§ Instructions to follow: Exactly the lines between the line containing "Output the Python" and the line containing "plt.rcParams['mathtext.bf'] = 'Liberation", together with those two lines, are to be output.

Entries with chart source code:
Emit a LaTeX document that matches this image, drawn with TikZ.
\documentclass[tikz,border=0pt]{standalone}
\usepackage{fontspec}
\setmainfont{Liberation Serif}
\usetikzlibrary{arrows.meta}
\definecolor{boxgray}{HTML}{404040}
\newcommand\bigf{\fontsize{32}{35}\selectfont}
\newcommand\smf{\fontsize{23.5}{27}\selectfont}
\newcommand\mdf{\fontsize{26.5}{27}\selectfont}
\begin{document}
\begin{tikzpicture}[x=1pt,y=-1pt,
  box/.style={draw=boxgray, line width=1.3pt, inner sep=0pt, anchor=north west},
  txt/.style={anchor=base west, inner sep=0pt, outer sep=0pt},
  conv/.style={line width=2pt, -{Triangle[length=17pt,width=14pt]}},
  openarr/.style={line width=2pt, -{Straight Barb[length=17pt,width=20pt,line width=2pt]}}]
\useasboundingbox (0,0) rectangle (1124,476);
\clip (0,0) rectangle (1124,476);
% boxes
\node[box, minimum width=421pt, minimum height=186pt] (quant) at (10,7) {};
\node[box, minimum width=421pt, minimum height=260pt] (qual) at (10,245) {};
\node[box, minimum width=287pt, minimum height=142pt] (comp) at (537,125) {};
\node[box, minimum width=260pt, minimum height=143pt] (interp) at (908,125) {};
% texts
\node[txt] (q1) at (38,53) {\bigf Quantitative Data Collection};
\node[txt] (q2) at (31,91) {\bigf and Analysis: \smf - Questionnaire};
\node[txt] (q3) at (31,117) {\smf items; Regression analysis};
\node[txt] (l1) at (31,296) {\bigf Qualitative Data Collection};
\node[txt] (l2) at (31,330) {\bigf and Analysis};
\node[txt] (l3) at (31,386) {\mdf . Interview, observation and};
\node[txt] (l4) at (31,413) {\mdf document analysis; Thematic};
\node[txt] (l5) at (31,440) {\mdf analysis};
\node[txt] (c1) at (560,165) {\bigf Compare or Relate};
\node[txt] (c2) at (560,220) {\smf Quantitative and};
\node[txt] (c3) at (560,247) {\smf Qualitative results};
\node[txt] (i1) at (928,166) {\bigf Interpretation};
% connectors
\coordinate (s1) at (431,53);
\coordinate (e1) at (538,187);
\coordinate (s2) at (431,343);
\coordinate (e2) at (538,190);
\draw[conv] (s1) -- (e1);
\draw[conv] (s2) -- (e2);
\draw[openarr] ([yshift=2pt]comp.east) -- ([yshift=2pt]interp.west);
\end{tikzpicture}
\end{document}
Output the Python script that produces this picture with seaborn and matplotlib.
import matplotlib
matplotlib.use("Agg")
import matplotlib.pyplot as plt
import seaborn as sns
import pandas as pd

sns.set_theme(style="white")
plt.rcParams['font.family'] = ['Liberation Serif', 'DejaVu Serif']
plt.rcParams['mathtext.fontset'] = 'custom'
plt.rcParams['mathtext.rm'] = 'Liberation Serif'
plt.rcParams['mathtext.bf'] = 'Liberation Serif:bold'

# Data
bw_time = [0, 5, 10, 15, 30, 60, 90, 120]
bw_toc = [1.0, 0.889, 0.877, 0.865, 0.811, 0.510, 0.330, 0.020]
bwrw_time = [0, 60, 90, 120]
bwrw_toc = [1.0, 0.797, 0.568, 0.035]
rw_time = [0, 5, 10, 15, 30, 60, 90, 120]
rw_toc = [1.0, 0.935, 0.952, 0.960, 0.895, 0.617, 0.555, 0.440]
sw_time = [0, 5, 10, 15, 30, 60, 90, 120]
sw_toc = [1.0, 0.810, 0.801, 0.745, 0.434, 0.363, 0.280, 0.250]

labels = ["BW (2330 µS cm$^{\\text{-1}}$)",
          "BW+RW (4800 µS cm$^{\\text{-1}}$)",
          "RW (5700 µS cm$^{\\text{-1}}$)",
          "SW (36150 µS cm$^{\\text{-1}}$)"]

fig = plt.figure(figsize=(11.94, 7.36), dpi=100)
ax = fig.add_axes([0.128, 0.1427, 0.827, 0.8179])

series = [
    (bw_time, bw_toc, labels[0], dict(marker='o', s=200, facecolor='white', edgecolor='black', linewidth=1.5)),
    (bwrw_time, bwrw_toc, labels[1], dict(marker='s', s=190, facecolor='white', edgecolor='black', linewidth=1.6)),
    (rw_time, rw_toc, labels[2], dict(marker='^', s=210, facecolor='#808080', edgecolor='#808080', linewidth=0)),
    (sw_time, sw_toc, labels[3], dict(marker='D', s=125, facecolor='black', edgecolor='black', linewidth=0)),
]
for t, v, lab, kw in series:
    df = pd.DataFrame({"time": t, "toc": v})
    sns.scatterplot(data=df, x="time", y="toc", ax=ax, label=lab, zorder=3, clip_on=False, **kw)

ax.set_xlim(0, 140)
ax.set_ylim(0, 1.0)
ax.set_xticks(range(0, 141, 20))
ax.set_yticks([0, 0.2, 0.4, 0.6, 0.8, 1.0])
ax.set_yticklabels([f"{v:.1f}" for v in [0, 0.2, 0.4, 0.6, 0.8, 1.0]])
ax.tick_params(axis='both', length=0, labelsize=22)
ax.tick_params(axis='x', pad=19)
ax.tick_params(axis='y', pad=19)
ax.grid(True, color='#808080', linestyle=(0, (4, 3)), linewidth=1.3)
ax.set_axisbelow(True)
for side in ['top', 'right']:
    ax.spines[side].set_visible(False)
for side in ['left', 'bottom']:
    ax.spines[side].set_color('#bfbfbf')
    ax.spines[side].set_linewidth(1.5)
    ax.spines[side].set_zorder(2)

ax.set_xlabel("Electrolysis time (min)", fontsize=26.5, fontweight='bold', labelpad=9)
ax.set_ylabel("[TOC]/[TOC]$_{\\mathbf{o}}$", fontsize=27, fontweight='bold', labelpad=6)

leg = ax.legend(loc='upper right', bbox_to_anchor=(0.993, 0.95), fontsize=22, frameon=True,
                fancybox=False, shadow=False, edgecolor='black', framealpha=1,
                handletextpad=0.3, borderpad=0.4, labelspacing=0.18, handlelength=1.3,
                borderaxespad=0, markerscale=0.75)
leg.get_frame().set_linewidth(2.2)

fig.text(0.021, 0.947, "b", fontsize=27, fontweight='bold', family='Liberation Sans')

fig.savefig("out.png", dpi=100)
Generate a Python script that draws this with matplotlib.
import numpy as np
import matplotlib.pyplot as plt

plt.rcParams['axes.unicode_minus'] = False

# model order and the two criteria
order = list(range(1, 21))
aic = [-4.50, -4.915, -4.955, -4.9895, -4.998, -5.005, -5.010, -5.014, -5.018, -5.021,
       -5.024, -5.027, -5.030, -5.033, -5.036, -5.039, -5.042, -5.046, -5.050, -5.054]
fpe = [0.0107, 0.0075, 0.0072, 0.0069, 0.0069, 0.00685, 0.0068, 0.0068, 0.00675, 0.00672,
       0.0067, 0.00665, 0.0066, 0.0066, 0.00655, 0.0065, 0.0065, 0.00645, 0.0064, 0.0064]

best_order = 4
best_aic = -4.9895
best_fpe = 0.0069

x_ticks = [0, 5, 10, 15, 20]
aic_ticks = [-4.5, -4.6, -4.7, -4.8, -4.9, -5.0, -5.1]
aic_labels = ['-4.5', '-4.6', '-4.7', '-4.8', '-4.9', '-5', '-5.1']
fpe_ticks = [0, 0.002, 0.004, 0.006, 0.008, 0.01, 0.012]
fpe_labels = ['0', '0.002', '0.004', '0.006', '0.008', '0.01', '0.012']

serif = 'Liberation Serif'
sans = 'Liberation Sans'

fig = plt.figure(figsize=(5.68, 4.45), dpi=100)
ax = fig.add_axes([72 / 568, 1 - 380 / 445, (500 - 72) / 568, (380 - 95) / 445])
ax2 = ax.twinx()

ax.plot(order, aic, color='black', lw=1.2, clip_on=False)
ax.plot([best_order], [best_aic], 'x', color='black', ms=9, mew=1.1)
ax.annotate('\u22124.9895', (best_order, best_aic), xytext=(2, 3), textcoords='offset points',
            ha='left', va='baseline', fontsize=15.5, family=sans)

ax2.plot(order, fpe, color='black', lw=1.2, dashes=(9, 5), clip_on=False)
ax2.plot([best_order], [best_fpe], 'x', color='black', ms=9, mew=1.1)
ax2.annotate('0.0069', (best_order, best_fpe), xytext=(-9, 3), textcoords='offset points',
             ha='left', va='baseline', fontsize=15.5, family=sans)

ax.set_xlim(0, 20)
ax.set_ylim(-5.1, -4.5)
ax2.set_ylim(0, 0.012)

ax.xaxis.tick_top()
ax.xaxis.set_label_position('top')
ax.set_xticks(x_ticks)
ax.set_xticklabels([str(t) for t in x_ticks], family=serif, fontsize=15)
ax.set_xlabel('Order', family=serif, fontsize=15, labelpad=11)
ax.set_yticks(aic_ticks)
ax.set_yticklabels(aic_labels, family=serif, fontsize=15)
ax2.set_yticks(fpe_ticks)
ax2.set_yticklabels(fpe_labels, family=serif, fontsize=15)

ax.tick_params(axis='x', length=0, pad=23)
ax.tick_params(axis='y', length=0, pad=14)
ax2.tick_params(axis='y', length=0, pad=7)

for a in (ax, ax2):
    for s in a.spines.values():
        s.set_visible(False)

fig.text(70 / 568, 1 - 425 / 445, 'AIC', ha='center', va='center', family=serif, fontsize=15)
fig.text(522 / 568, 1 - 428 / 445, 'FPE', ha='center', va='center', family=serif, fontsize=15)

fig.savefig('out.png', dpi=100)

§ Response to the task:
Output the Python script that produces this picture with seaborn and matplotlib.
import matplotlib
matplotlib.use("Agg")
import matplotlib.pyplot as plt
import seaborn as sns
import pandas as pd

sns.set_theme(style="white")
plt.rcParams['font.family'] = ['Liberation Serif', 'DejaVu Serif']
plt.rcParams['mathtext.fontset'] = 'custom'
plt.rcParams['mathtext.rm'] = 'Liberation Serif'
plt.rcParams['mathtext.bf'] = 'Liberation Serif:bold'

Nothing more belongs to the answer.